Noah Smith in Bloomberg View: [goes on and on unethically presenting the Black Swan as only overestimating market crashes]... "In other words, Taleb might be wrong -- people might be overestimating, rather than underestimating, the risk of market crashes."

So visibly Noah Smith is not familiar with the book that he is discussing, not even by an inch. This led to an incoherent response when I contacted them: Noah Smith said he “agrees with points above” (not explaining then his Taleb is "wrong” other than to create hype and defame Taleb), and his editor, James Grieff contradiction Smith by saying “He read the book but disagrees with it”. His editor claims that "he read the book"is like someone claiming he read War and Peace, it takes place in Venezuela.

Logical Fiasco

The editor has to have a problem to miss the severe asynchrony. Noah Smith  takes a book published in April 2007 (before the last crisis), discussing events until 2006, then says “Taleb is wrong” from inference on market estimation of probability between 2007-2016 and what decision to take today based on prices today, 2016.  Perhaps the participants adjusted to events of 2007, the book, or something else.  The claim by Noah Smith about the Black Swan concerns the market value of risk, not the structure of risk, which is something subsequent to the book. That his editor missed the asynchrony is very, very strange...

Ethical Breaches

Background: After being called a BS vendor by Taleb (for reasons that are now obvious) in the past, Smith in a vendetta, has written 4 articles with similar attempts at discrediting and distorting... without the slightest familiarity with the subjects at hand. More on these, later, as this is not the end.

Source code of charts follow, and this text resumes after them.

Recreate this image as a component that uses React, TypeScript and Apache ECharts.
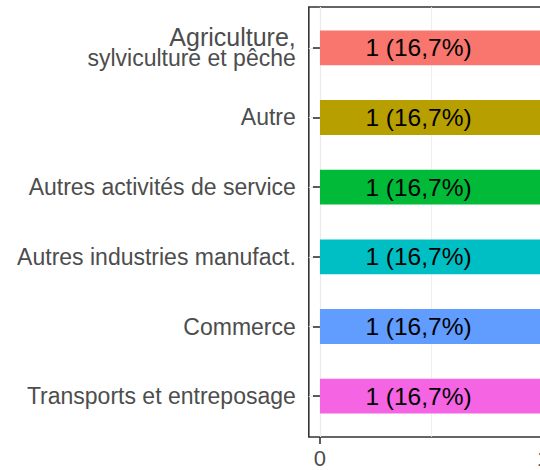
import React, { useEffect, useRef } from "react";
import * as echarts from "echarts";

const categories = [
  "Agriculture,\nsylviculture et pêche",
  "Autre",
  "Autres activités de service",
  "Autres industries manufact.",
  "Commerce",
  "Transports et entreposage",
];
const counts = [1, 1, 1, 1, 1, 1];
const barColors = ["#F8766D", "#B79F00", "#00BA38", "#00BFC4", "#619CFF", "#F564E3"];
const xTickValues = [0, 1];
const xMinorGrid = [0.5];

const FONT = "'Liberation Sans', Arial, Helvetica, sans-serif";

export default function App() {
  const ref = useRef<HTMLDivElement>(null);
  useEffect(() => {
    if (!ref.current) return;
    const chart = echarts.init(ref.current, undefined, { renderer: "svg" });
    const total = counts.reduce((a, b) => a + b, 0);
    const step = 430 / (categories.length + 1.2);
    const pad = step * 0.6 - step * 0.5;
    const option: any = {
      animation: false,
      backgroundColor: "#ffffff",
      grid: [
        {
          left: 308.8,
          top: 7,
          width: 245.4,
          bottom: 33,
          show: true,
          borderColor: "#333333",
          borderWidth: 1.6,
          backgroundColor: "#ffffff",
          containLabel: false,
          outerBoundsMode: "none",
        },
        {
          left: 308.8,
          top: 7 + pad,
          width: 245.4,
          bottom: 33 + pad,
          containLabel: false,
          outerBoundsMode: "none",
        },
      ],
      xAxis: [
        {
          type: "value",
          gridIndex: 0,
          min: -0.05,
          max: 1.05,
          axisLine: { show: false },
          axisTick: {
            show: true,
            customValues: xTickValues,
            length: 7,
            lineStyle: { color: "#333333", width: 1.6 },
          },
          axisLabel: {
            show: true,
            customValues: xTickValues,
            margin: 10,
            color: "#4D4D4D",
            fontSize: 22,
            fontFamily: FONT,
            hideOverlap: false,
          },
          splitLine: { show: false },
        },
        {
          type: "value",
          gridIndex: 1,
          min: -0.05,
          max: 1.05,
          show: false,
        },
      ],
      yAxis: [
        {
          type: "value",
          gridIndex: 0,
          min: 0,
          max: 1,
          show: false,
        },
        {
          type: "category",
          gridIndex: 1,
          data: categories,
          inverse: true,
          axisLine: { show: false },
          axisTick: {
            show: true,
            alignWithLabel: true,
            length: 7,
            lineStyle: { color: "#333333", width: 1.6 },
          },
          axisLabel: {
            margin: 13,
            color: "#4D4D4D",
            fontSize: 23,
            lineHeight: 21,
            fontFamily: FONT,
            align: "right",
            formatter: (v: string) => {
              const lines = v.split("\n");
              if (lines.length > 1) {
                return `{a|${lines[0]}}\n{b|${lines.slice(1).join("\n")}}`;
              }
              return `{b|${v}}`;
            },
            rich: {
              a: { fontSize: 25, lineHeight: 21, color: "#4D4D4D", fontFamily: FONT, align: "right" },
              b: { fontSize: 23, lineHeight: 21, color: "#4D4D4D", fontFamily: FONT, align: "right" },
            },
          },
          splitLine: { show: false },
        },
      ],
      series: [
        {
          type: "line",
          xAxisIndex: 0,
          yAxisIndex: 0,
          data: [],
          z: 0,
          silent: true,
          markLine: {
            silent: true,
            z: 0,
            symbol: "none",
            label: { show: false },
            data: [
              ...xTickValues.map((v) => ({ xAxis: v, lineStyle: { color: "#EBEBEB", width: 1.2, type: "solid" } })),
              ...xMinorGrid.map((v) => ({ xAxis: v, lineStyle: { color: "#EBEBEB", width: 0.8, type: "solid" } })),
            ],
          },
        },
        {
          type: "line",
          xAxisIndex: 1,
          yAxisIndex: 1,
          data: [],
          z: 0,
          silent: true,
          markLine: {
            silent: true,
            z: 0,
            symbol: "none",
            label: { show: false },
            data: categories.map((c) => ({ yAxis: c, lineStyle: { color: "#EBEBEB", width: 1.2, type: "solid" } })),
          },
        },
        {
          type: "bar",
          xAxisIndex: 1,
          yAxisIndex: 1,
          z: 10,
          barWidth: "50%",
          data: counts.map((v, i) => ({ value: v, itemStyle: { color: barColors[i] } })),
          label: {
            show: true,
            position: "inside",
            offset: [-13, 0],
            color: "#000000",
            fontSize: 24.5,
            fontFamily: FONT,
            formatter: (p: any) =>
              `${p.value} (${((p.value / total) * 100).toFixed(1).replace(".", ",")}%)`,
          },
        },
      ],
    };
    chart.setOption(option);
    return () => chart.dispose();
  }, []);
  return (
    <div
      ref={ref}
      style={{ position: "fixed", left: 0, top: 0, width: 540, height: 470 }}
    />
  );
}
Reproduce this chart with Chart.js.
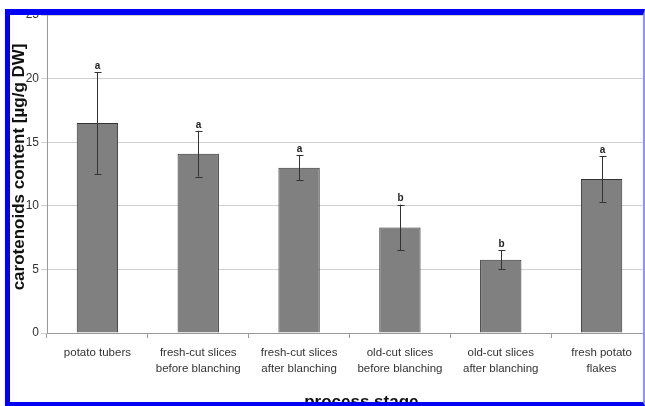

Rule 1: You shall not use a media company such as Bloomberg to troll people you hate.

Rule 2: You shall not use the credibility of an academic position to troll people, particularly when you have failed academia and are concealing that you were ("voluntarily") separated and have not been there for a while. The article makes sure we know that Noah Smith is an assistant professor at Stony Brooks. Except that I was told in January that he either resigned or had been “resigned” for not meeting academic standards and was not coming back for the Jan 2016 semester, in fact "never coming back". [Apparently, Smith failed to publish anything during his tenure there, except of course for BS on the internet.] Smith claimed a sabbatical which conflicts with what I was told by faculty members (a sabbatical is something one return to). Smith should not be using sham affiliations for positions he doesn’t have so he can talk about a subject he knows nothing about.

Other Violations of Professionalism

Noah Smith has no familiarity with finance. In early 2010 I made a statement in Moscow about 4 trades to do. I was not aware of being filmed and used trader language. One of them was short T Bonds. After I communicated to Noah Smith that he was a BS vendor, he advertised in 2014 my claim of short bonds ... in 2010 as a way to wreck my credibility in every way possible. 

Did he report on the other trades in the ensemble? No.

Did it hit him that trades are something that don't last 4 years? No. D
id it hit him that bonds collapsed after the talk? (markets happen to go up and down).  No.

Does he understand that a trade is not a binary forecast? 

Did he realize that I have several hundred thousand trades in my career and no self respecting scientist would play the media megaphone to select one, particularly 5 years later without knowing the true outcome?

This is why he couldn't write an academic paper: his mind has a defect in its logical wiring. No finance academic would commit the lack of professionalism of cherry-picking a trade in a portfolio, and, worse, not realizing that a dynamic trader buys and sells and there is low correlation between the trade and the fate of the market.  How can someone that ignorant about finance write about finance?